● **RAW DATA**:
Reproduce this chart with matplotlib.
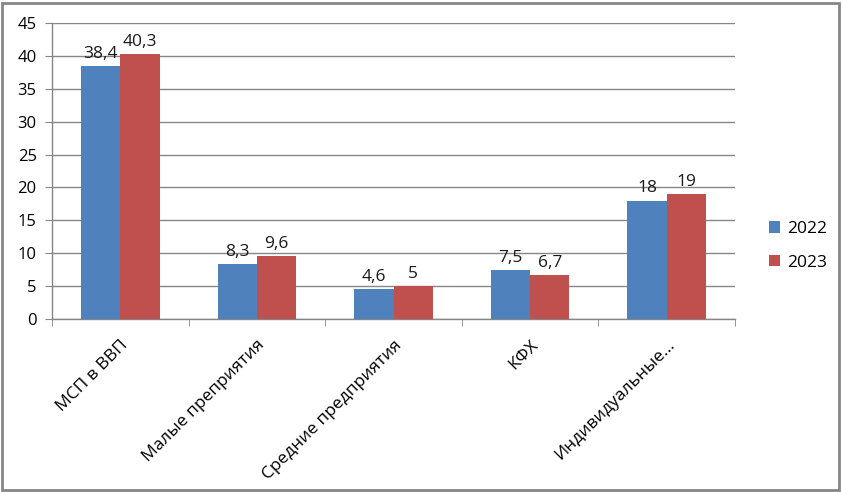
import numpy as np
import matplotlib.pyplot as plt
from matplotlib.patches import Rectangle

categories = ['МСП в ВВП', 'Малые преприятия', 'Средние предприятия', 'КФХ', 'Индивидуальные...']
years = ['2022', '2023']
values_2022 = [38.4, 8.3, 4.6, 7.5, 18]
values_2023 = [40.3, 9.6, 5, 6.7, 19]
colors = ['#4F81BD', '#C0504D']

plt.rcParams['font.family'] = ['Open Sans', 'DejaVu Sans']

fig = plt.figure(figsize=(8.42, 4.92), dpi=100)
ax = fig.add_axes([52 / 842, 1 - 319 / 492, (735 - 52) / 842, (319 - 23) / 492])

x = np.arange(len(categories))
w = 0.287
b1 = ax.bar(x - w / 2, values_2022, w, color=colors[0], label=years[0], zorder=3)
b2 = ax.bar(x + w / 2, values_2023, w, color=colors[1], label=years[1], zorder=3)

def fmt(v):
    s = ('%g' % v).replace('.', ',')
    return s

for bars in (b1, b2):
    for r in bars:
        ax.annotate(fmt(r.get_height()), (r.get_x() + r.get_width() / 2, r.get_height()),
                    xytext=(0, 3), textcoords='offset points', ha='center', va='bottom',
                    fontsize=12.5, color='#1a1a1a')

ax.set_xlim(-0.5, len(categories) - 0.5)
ax.set_ylim(0, 45)
ax.set_yticks(range(0, 46, 5))
ax.yaxis.grid(True, color='#868686', linewidth=1, zorder=0)
ax.set_axisbelow(True)

for s in ('top', 'right'):
    ax.spines[s].set_visible(False)
for s in ('left', 'bottom'):
    ax.spines[s].set_color('#868686')
    ax.spines[s].set_linewidth(1)

ax.set_xticks(x)
ax.set_xticklabels(categories, rotation=45, ha='right', rotation_mode='anchor', fontsize=12.5)
ax.tick_params(axis='x', length=0, pad=13)
ax.set_xticks(np.arange(-0.5, len(categories)), minor=True)
ax.tick_params(axis='x', which='minor', length=5, color='#868686', direction='out')
ax.tick_params(axis='y', length=5, color='#868686', direction='out', labelsize=12, pad=6)

ax.legend(loc='center left', bbox_to_anchor=(753 / 842, 1 - 246 / 492), bbox_transform=fig.transFigure,
          frameon=False, fontsize=12.5, handlelength=0.65, handleheight=0.65, labelspacing=1.0,
          handletextpad=0.4)

fig.patches.append(Rectangle((2 / 842, 2 / 492), 837 / 842, 487 / 492, transform=fig.transFigure,
                             fill=False, edgecolor='#868686', linewidth=2))

fig.savefig('out.png', dpi=100)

● **DIRECTION**:
Count the lines above that contain the word "matplotlib", and reply with only that number.

● **EXERCISE RESPONSE**:
3